Impedance is the comprehensive measure of how much a circuit resists the flow of alternating current when a voltage is applied. Unlike resistance, which applies to direct current and ignores the effects of frequency, impedance accounts for both resistance and reactance, the latter being the opposition created by capacitors and inductors. This complex quantity, expressed in ohms, dictates how efficiently a circuit can transfer energy and is fundamental to understanding everything from audio systems to radio transmission.
Resistance vs Reactance: The Core Components
To grasp impedance, one must first distinguish between its two constituent parts: resistance and reactance. Resistance, symbolized by R, is the real part of impedance and represents the friction that impedes electron flow, converting electrical energy into heat. Reactance, symbolized by X, is the imaginary part and describes how capacitors and inductors temporarily store and release energy, creating a phase shift between voltage and current. While resistance dissipates energy, reactance merely stores and returns it to the circuit, influencing timing and signal shape without losing power as heat.
The Role of Frequency
The value of reactance is not fixed; it is entirely dependent on the frequency of the alternating current. As frequency increases, the behavior of circuit components changes dramatically. For a capacitor, higher frequency reduces its opposition, allowing high-pitched signals to pass easily while blocking direct current. Conversely, for an inductor, higher frequency increases its opposition, effectively blocking rapid changes while allowing slower, direct currents to flow. This frequency-dependent behavior is why impedance, not just resistance, is the critical specification for alternating current systems.
Mathematical Representation and Ohm’s Law
Impedance is a complex number, represented by the symbol Z, combining the effects of resistance (R) and reactance (X) into a single value. The formula Z = R + jX uses the imaginary unit j to denote the 90-degree phase difference between voltage and current in reactive components. This complex nature means that impedance can be visualized as a vector on a plane, allowing engineers to calculate total opposition to current using Pythagorean theorem when resistance and reactance are perpendicular. Just as with simple resistance, Ohm’s Law applies to AC circuits, but it requires the use of impedance: I = V/Z, where current is the result of dividing voltage by the total impedance.

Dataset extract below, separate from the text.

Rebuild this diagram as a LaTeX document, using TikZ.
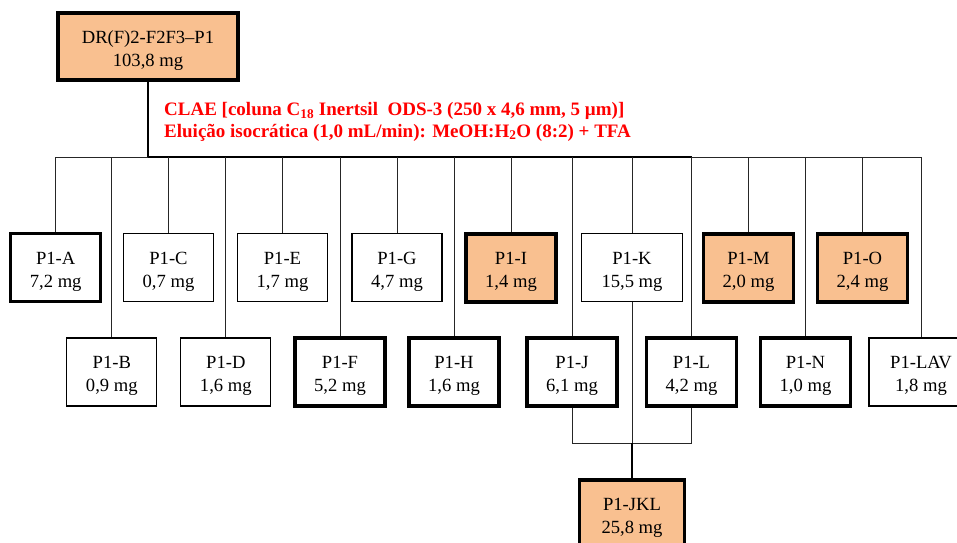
\documentclass[tikz,border=0pt]{standalone}
\usepackage{fontspec}
\setmainfont{Liberation Serif}
\definecolor{peach}{HTML}{F9C090}
\definecolor{redtxt}{HTML}{FF0000}
\newcommand{\twolines}[2]{\raisebox{-3.5pt}[\height][\depth]{\begin{tabular}{@{}c@{}}#1\\#2\end{tabular}}}
\tikzset{
  frac/.style={rectangle, draw=black, inner sep=0pt,
    minimum width=90pt, minimum height=68pt,
    font=\fontsize{18.6}{23.3}\selectfont},
  thin/.style={line width=1.2pt},
  thick/.style={line width=3.2pt},
  hit/.style={fill=peach},
  link/.style={line width=1pt, draw=black!85},
  mainlink/.style={line width=2.2pt},
}
\begin{document}
\begin{tikzpicture}[x=1pt,y=-1pt]
\useasboundingbox (0,0) rectangle (957,542);
% top node
\node[frac, thick, hit, minimum width=180pt, minimum height=67pt] (top) at (148,46.5) {\twolines{DR(F)2-F2F3--P1}{103,8 mg}};
% top row
\node[frac, thick] (A) at (55.7,267.5) {\twolines{P1-A}{7,2 mg}};
\node[frac, thin] (C) at (168.5,267.5) {\twolines{P1-C}{0,7 mg}};
\node[frac, thin] (E) at (282.5,267.5) {\twolines{P1-E}{1,7 mg}};
\node[frac, thin] (G) at (397,267.5) {\twolines{P1-G}{4,7 mg}};
\node[frac, thick, hit] (I) at (511,268) {\twolines{P1-I}{1,4 mg}};
\node[frac, thin, minimum width=101pt] (K) at (632,267.5) {\twolines{P1-K}{15,5 mg}};
\node[frac, thick, hit] (M) at (748.5,268) {\twolines{P1-M}{2,0 mg}};
\node[frac, thick, hit] (O) at (862.5,268) {\twolines{P1-O}{2,4 mg}};
% bottom row
\node[frac, thin] (B) at (111.8,372) {\twolines{P1-B}{0,9 mg}};
\node[frac, thin] (D) at (225.8,372) {\twolines{P1-D}{1,6 mg}};
\node[frac, thick] (F) at (340,372) {\twolines{P1-F}{5,2 mg}};
\node[frac, thick] (H) at (454,372) {\twolines{P1-H}{1,6 mg}};
\node[frac, thick] (J) at (572,372) {\twolines{P1-J}{6,1 mg}};
\node[frac, thick] (L) at (691.5,372) {\twolines{P1-L}{4,2 mg}};
\node[frac, thick] (N) at (805.5,372) {\twolines{P1-N}{1,0 mg}};
\node[frac, thin, minimum width=104pt] (LAV) at (921,372) {\twolines{P1-LAV}{1,8 mg}};
% combined
\node[frac, thick, hit, minimum width=105pt] (JKL) at (632,514) {\twolines{P1-JKL}{25,8 mg}};
% red method text
\node[anchor=base west, inner sep=0pt, text=redtxt,
  font=\bfseries\fontsize{19}{21.3}\selectfont] (method) at (164,115.7)
  {\begin{tabular}[t]{@{}l@{}}CLAE [coluna C\textsubscript{18} Inertsil\ \ ODS-3 (250 x 4,6 mm, 5 µm)]\\
   Eluição isocrática (1,0 mL/min): MeOH:H\textsubscript{2}O (8:2) + TFA\end{tabular}};
% bus coordinates
\coordinate (bus) at (148,157);
\coordinate (busR) at (692,157);
\foreach \n/\x in {A/55.7,B/111.8,C/168.5,D/225.8,E/282.5,F/340,G/397,H/454,I/511,J/572,K/632,L/691.5,M/748.5,N/805.5,O/862.5,LAV/921}
  \coordinate (b\n) at (\x,157);
% trunk and bus
\draw[mainlink] (top.south) -- (bus) -- (busR);
\draw[link] (bA) -- (bus);
\draw[link] (busR) -- (bLAV);
% drops
\foreach \n in {A,B,C,D,E,F,G,H,I,J,K,L,M,N,O,LAV}
  \draw[link] (b\n) -- (\n.north);
% J/K/L merge
\coordinate (jkl) at (632,443);
\draw[link] (J.south) |- (jkl) -| (L.south);
\draw[link] (K.south) -- (jkl);
\draw[line width=1.8pt] (jkl) -- (JKL.north);
\end{tikzpicture}
\end{document}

Practical Applications in Audio and Signal Processing
In the world of audio engineering, impedance matching is vital for maximizing power transfer and preventing signal degradation. A headphone output impedance must be low enough to drive the high impedance of the headphones without distortion, ensuring the amplifier controls the speaker drivers effectively. Similarly, in radio frequency design, impedance matching between a transmitter, cable, and antenna ensures that maximum power is transmitted rather than reflected back, which can damage equipment. Mismatched impedance causes standing waves and energy loss, making it a critical parameter for any high-fidelity system.
Impedance in Everyday Components
Every passive component contributes to the overall impedance of a circuit in a frequency-specific manner. Resistors maintain a constant impedance regardless of frequency, providing predictable current limiting. Capacitors act as frequency-dependent resistors, shunting high-frequency noise to ground while allowing audio signals to pass. Inductors do the opposite, blocking high-frequency noise and ripple while allowing lower frequency signals to proceed. Understanding how these elements interact allows engineers to design filters, timing circuits, and resonant tanks that shape the electrical signal to meet precise specifications.
Measurement and Troubleshooting
Measuring impedance requires specialized equipment, such as an impedance analyzer or a vector network analyzer, which applies a known signal and measures the resulting current to calculate the complex ratio. For simple verification, a multimeter can measure the approximate resistance of a component, but it cannot capture the dynamic reactance present during operation. Troubleshooting impedance issues often involves checking for damaged components, incorrect wiring, or poor connections that alter the intended electrical behavior. Ensuring the correct load impedance for a source is a standard practice to prevent overheating, distortion, or inefficient operation in amplifiers and signal processors.